Winnipeg proposes ending ban on pit bulls, introducing rules for doggy daycares
Sweeping changes to bylaw would ban guard dogs, reduce the number of exotic animals allowed
The City of Winnipeg is considering sweeping changes to its pet ownership bylaw, including ending a decades-long ban on pit bulls.
"It would be a huge relief to no longer be worried about people perceiving her as a dangerous dog or worried about people potentially reporting her as an illegal breed," said Hannah Beatty, who owns a four-year-old rescue dog named Juno.
The dog is listed on paper as being a bulldog mix but Beatty said she's always wondered if the dog has pit bull terrier genes.
Beatty, 24, has avoided getting the dog's genealogy tested out of fear Juno could be labelled an American pit bull terrier — one of three breeds currently outlawed in Winnipeg's Responsible Pet Ownership bylaw.
The City of Winnipeg, which outlawed pit bulls in 1990 after a series of violent attacks, is asking for feedback on sweeping changes to its pet bylaw that would remove breed-specific bans and instead treat dogs based on their behaviour.
American pit bull terriers, Staffordshire bull terriers, American Staffordshire terriers, and mixes where those breeds are predominant are currently prohibited.
"If we want Winnipeg to be safer, we need to target irresponsible owners," said Jane Olijnek, the founder of End Breed Specific Legislation Manitoba.

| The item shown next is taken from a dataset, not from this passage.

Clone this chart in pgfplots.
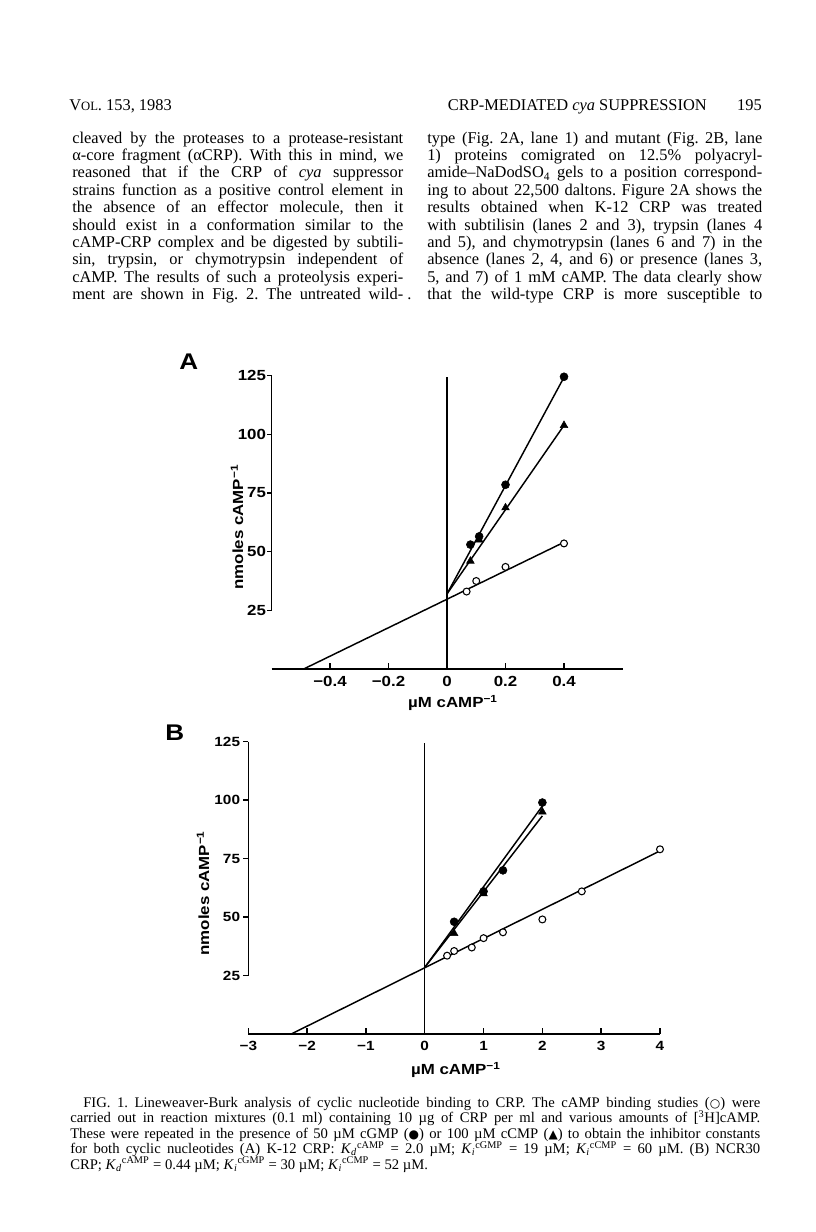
\documentclass[border=0pt]{standalone}
\usepackage{pgfplots}
\pgfplotsset{compat=1.18}
\usepackage{fontspec}
\setmainfont{Liberation Serif}
\newfontfamily\chartfam[FakeStretch=1.15]{Liberation Sans}
\newfontfamily\symfont{DejaVu Sans}
\newcommand\chartA{\chartfam\bfseries\fontsize{11}{13}\selectfont}
\newcommand\chartB{\chartfam\bfseries\fontsize{10}{12}\selectfont}
\newcommand\bodyfont{\fontsize{12.3}{13}\selectfont}
\newcommand\capfont{\fontsize{11}{12}\selectfont}
\newcommand\TL[4]{\node[anchor=base west,inner sep=0pt] at (#1,#2) {\bodyfont\makebox[#3][s]{#4}};}
\newcommand\CL[4]{\node[anchor=base west,inner sep=0pt] at (#1,#2) {\capfont\makebox[#3][s]{#4}};}
\newcommand\Kd[1]{\textit{K}\textsubscript{\textit{d}}\textsuperscript{#1}}
\newcommand\Ki[1]{\textit{K}\textsubscript{\textit{i}}\textsuperscript{#1}}
\frenchspacing
\begin{document}
\begin{tikzpicture}
\path[use as bounding box] (0,0) rectangle (612pt,-924pt);
\begin{scope}[x=0.75pt,y=-0.75pt]
% header
\node[anchor=base west,inner sep=0pt] at (69,110) {\bodyfont V{\fontsize{9.5}{10}\selectfont OL}. 153, 1983};
\node[anchor=base east,inner sep=0pt] at (707,110) {\bodyfont CRP-MEDIATED \textit{cya} SUPPRESSION};
\node[anchor=base east,inner sep=0pt] at (762,110) {\bodyfont 195};
% left column
\TL{72}{143}{248.25pt}{cleaved by the proteases to a protease-resistant}
\TL{72}{160.4}{248.25pt}{α-core fragment (αCRP). With this in mind, we}
\TL{72}{177.8}{248.25pt}{reasoned that if the CRP of \textit{cya} suppressor}
\TL{72}{195.2}{248.25pt}{strains function as a positive control element in}
\TL{72}{212.6}{248.25pt}{the absence of an effector molecule, then it}
\TL{72}{230}{248.25pt}{should exist in a conformation similar to the}
\TL{72}{247.4}{248.25pt}{cAMP-CRP complex and be digested by subtili-}
\TL{72}{264.8}{248.25pt}{sin, trypsin, or chymotrypsin independent of}
\TL{72}{282.2}{248.25pt}{cAMP. The results of such a proteolysis experi-}
\TL{72}{299.6}{248.25pt}{ment are shown in Fig. 2. The untreated wild-}
\node[anchor=base west,inner sep=0pt] at (407,299.6) {\bodyfont .};
% right column
\TL{427}{143}{251.25pt}{type (Fig. 2A, lane 1) and mutant (Fig. 2B, lane}
\TL{427}{160.4}{251.25pt}{1) proteins comigrated on 12.5\% polyacryl-}
\TL{427}{177.8}{251.25pt}{amide–NaDodSO\textsubscript{4} gels to a position correspond-}
\TL{427}{195.2}{251.25pt}{ing to about 22,500 daltons. Figure 2A shows the}
\TL{427}{212.6}{251.25pt}{results obtained when K-12 CRP was treated}
\TL{427}{230}{251.25pt}{with subtilisin (lanes 2 and 3), trypsin (lanes 4}
\TL{427}{247.4}{251.25pt}{and 5), and chymotrypsin (lanes 6 and 7) in the}
\TL{427}{264.8}{251.25pt}{absence (lanes 2, 4, and 6) or presence (lanes 3,}
\TL{427}{282.2}{251.25pt}{5, and 7) of 1 mM cAMP. The data clearly show}
\TL{427}{299.6}{251.25pt}{that the wild-type CRP is more susceptible to}
% panel letters
\node[anchor=base west,inner sep=0pt] at (179,369.5) {\chartfam\bfseries\fontsize{17}{18}\selectfont A};
\node[anchor=base west,inner sep=0pt] at (165,740) {\chartfam\bfseries\fontsize{17}{18}\selectfont B};
% caption
\CL{83}{1107}{507.75pt}{FIG. 1. Lineweaver-Burk analysis of cyclic nucleotide binding to CRP. The cAMP binding studies ({\symfont\fontsize{9}{10}\selectfont ○}) were}
\CL{70}{1122.5}{517.5pt}{carried out in reaction mixtures (0.1 ml) containing 10 µg of CRP per ml and various amounts of [\textsuperscript{3}H]cAMP.}
\CL{70}{1138}{517.5pt}{These were repeated in the presence of 50 µM cGMP ({\symfont\fontsize{9}{10}\selectfont ●}) or 100 µM cCMP ({\symfont\fontsize{9}{10}\selectfont ▲}) to obtain the inhibitor constants}
\CL{70}{1153.5}{517.5pt}{for both cyclic nucleotides (A) K-12 CRP: \Kd{cAMP} = 2.0 µM; \Ki{cGMP} = 19 µM; \Ki{cCMP} = 60 µM. (B) NCR30}
\node[anchor=base west,inner sep=0pt] at (70,1169) {\capfont CRP; \Kd{cAMP} = 0.44 µM; \Ki{cGMP} = 30 µM; \Ki{cCMP} = 52 µM.};
\end{scope}

% ---------------- Panel A ----------------
\begin{axis}[
  at={(203.625pt,-501.75pt)}, anchor=south west,
  scale only axis, width=263.25pt, height=220.05pt,
  xmin=-0.6, xmax=0.6, ymin=0, ymax=125,
  clip=false,
  axis line style={draw=none},
  major tick length=0pt,
  xtick={-0.4,-0.2,0,0.2,0.4},
  xticklabels={−0.4,−0.2,0,0.2,0.4},
  ytick={25,50,75,100,125},
  yticklabels={25,50,75,100,125},
  ticklabel style={font=\chartA},
  xticklabel style={yshift=-2pt},
  yticklabel style={inner sep=0pt, xshift=-4pt},
  xlabel={µM cAMP\textsuperscript{−1}},
  ylabel={nmoles cAMP\textsuperscript{−1}},
  label style={font=\chartA},
  xlabel style={at={(axis description cs:0.517,-0.116)},anchor=center},
  ylabel style={at={(axis description cs:-0.098,0.484)},anchor=center},
]
\draw[line width=1.1pt] (axis cs:-0.6,0) -- (axis cs:0.6,0);
\draw[line width=1.1pt] (axis cs:-0.6,25) -- (axis cs:-0.6,125);
\draw[line width=0.8pt] (axis cs:0,0) -- (axis cs:0,124.5);
\draw[line width=1.1pt] (axis cs:-0.4,0) -- ++(0pt,4.5pt);
\draw[line width=1.1pt] (axis cs:-0.2,0) -- ++(0pt,4.5pt);
\draw[line width=1.1pt] (axis cs:0.2,0) -- ++(0pt,4.5pt);
\draw[line width=1.1pt] (axis cs:0.4,0) -- ++(0pt,4.5pt);
\draw[line width=1.1pt] (axis cs:-0.6,25) -- ++(-3.5pt,0pt);
\draw[line width=1.1pt] (axis cs:-0.6,50) -- ++(-3.5pt,0pt);
\draw[line width=1.1pt] (axis cs:-0.6,75) -- ++(-3.5pt,0pt);
\draw[line width=1.1pt] (axis cs:-0.6,100) -- ++(-3.5pt,0pt);
\draw[line width=1.1pt] (axis cs:-0.6,125) -- ++(-3.5pt,0pt);
% fitted lines
\addplot[black, line width=1.1pt, no marks] coordinates {(-0.49,0) (0.4,54)};
\addplot[black, line width=1.1pt, no marks] coordinates {(0,32) (0.4,124.3)};
\addplot[black, line width=1.1pt, no marks] coordinates {(0,32) (0.4,103.8)};
% data
\addplot[only marks, mark=*, mark size=3pt, black] coordinates {(0.08,53) (0.11,56.5) (0.2,78.5) (0.4,124.5)};
\addplot[only marks, mark=triangle*, mark size=3.3pt, black] coordinates {(0.08,46) (0.11,55) (0.2,68.7) (0.4,103.8)};
\addplot[only marks, mark=*, mark size=2.6pt, mark options={fill=white, draw=black, line width=0.8pt}] coordinates {(0.067,33) (0.1,37.5) (0.2,43.5) (0.4,53.5)};
\end{axis}

% ---------------- Panel B ----------------
\begin{axis}[
  at={(186.225pt,-775.5pt)}, anchor=south west,
  scale only axis, width=308.775pt, height=219.2pt,
  xmin=-3, xmax=4, ymin=0, ymax=125,
  clip=false,
  axis line style={draw=none},
  major tick length=0pt,
  xtick={-3,-2,-1,0,1,2,3,4},
  xticklabels={−3,−2,−1,0,1,2,3,4},
  ytick={25,50,75,100,125},
  yticklabels={25,50,75,100,125},
  ticklabel style={font=\chartB},
  xticklabel style={yshift=-2pt},
  yticklabel style={inner sep=0pt, xshift=-6pt},
  xlabel={µM cAMP\textsuperscript{−1}},
  ylabel={nmoles cAMP\textsuperscript{−1}},
  label style={font=\chartA},
  xlabel style={at={(axis description cs:0.504,-0.123)},anchor=center},
  ylabel style={at={(axis description cs:-0.110,0.482)},anchor=center},
]
\draw[line width=1.1pt] (axis cs:-3,0) -- (axis cs:4,0);
\draw[line width=1.1pt] (axis cs:-3,25) -- (axis cs:-3,125);
\draw[line width=0.8pt] (axis cs:0,0) -- (axis cs:0,124.3);
\draw[line width=1.1pt] (axis cs:-3,0) -- ++(0pt,4.5pt);
\draw[line width=1.1pt] (axis cs:-2,0) -- ++(0pt,4.5pt);
\draw[line width=1.1pt] (axis cs:-1,0) -- ++(0pt,4.5pt);
\draw[line width=1.1pt] (axis cs:1,0) -- ++(0pt,4.5pt);
\draw[line width=1.1pt] (axis cs:2,0) -- ++(0pt,4.5pt);
\draw[line width=1.1pt] (axis cs:3,0) -- ++(0pt,4.5pt);
\draw[line width=1.1pt] (axis cs:4,0) -- ++(0pt,4.5pt);
\draw[line width=1.1pt] (axis cs:-3,25) -- ++(-4pt,0pt);
\draw[line width=1.1pt] (axis cs:-3,50) -- ++(-4pt,0pt);
\draw[line width=1.1pt] (axis cs:-3,75) -- ++(-4pt,0pt);
\draw[line width=1.1pt] (axis cs:-3,100) -- ++(-4pt,0pt);
\draw[line width=1.1pt] (axis cs:-3,125) -- ++(-4pt,0pt);
% fitted lines
\addplot[black, line width=1.1pt, no marks] coordinates {(-2.27,0) (4,78.3)};
\addplot[black, line width=1.1pt, no marks] coordinates {(0,28.5) (2,97.5)};
\addplot[black, line width=1.1pt, no marks] coordinates {(0,28.5) (2,93.3)};
% data
\addplot[only marks, mark=*, mark size=3pt, black] coordinates {(0.5,48) (1,61) (1.33,70) (2,99)};
\addplot[only marks, mark=triangle*, mark size=3.3pt, black] coordinates {(0.5,43) (1,60) (2,95)};
\addplot[only marks, mark=*, mark size=2.6pt, mark options={fill=white, draw=black, line width=0.8pt}] coordinates {(0.38,33.5) (0.5,35.5) (0.8,37) (1,41) (1.33,43.5) (2,49) (2.67,61) (4,79)};
\end{axis}
\end{tikzpicture}
\end{document}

She has been fighting to end breed-specific legislation for over a decade.
"Targeting breeds does nothing to improve desired safety outcomes."
Olijnek said there have been several attacks by other breeds that aren't banned in recent years.
"This has been an archaic law that's been targeting dogs unfairly in Winnipeg for 31 years."
The proposed changes to the bylaw would also ban outdoor 24/7 guard dogs, prohibit dogs and cats from being left alone in cars when certain temperatures are reached and require breeders to have permits.
Another change to the bylaws would introduce rules for doggy daycares, which have made headlines following incidents that left beloved four-legged friends dead.
Other proposed changes would expand the list of exotic animals that are prohibited and require owners to spay or neuter their pets, with some exceptions.
The proposal also raises the possibility of a ban on feeding wildlife like deer and raccoons, to reduce conflict between people and wildlife in the city.
Reptiles unfairly targeted: association
But the proposed changes are already facing opposition from CanHerp, an association of reptile and amphibian keepers.
Grant Crossman, the association's executive director, said the list of allowed exotic animals under the proposed changes would exclude the vast majority of specialty pets.
He says during the COVID-19 pandemic, many families turned to pet retailers to find animals for comfort and companionship.
"The consideration that Winnipeg is negotiating the banning of many of these specialty pets during these times adds to the mental and emotional breaking point of many Winnipeg families," he said in an email.
The city's general manager of animal services said the proposed changes are meant to balance public safety and animal welfare.
"We're trying to make Winnipeg more humane and more safe for both people and animals," said Leland Gordon, who encourages Winnipeggers to weigh in on the proposals through the city's website.
"I think the majority of Winnipeggers will be proud of the work that our team is doing and we look forward to working with the community on these ideas."
If the proposed changes are approved by city council, the amendments would come into force next year.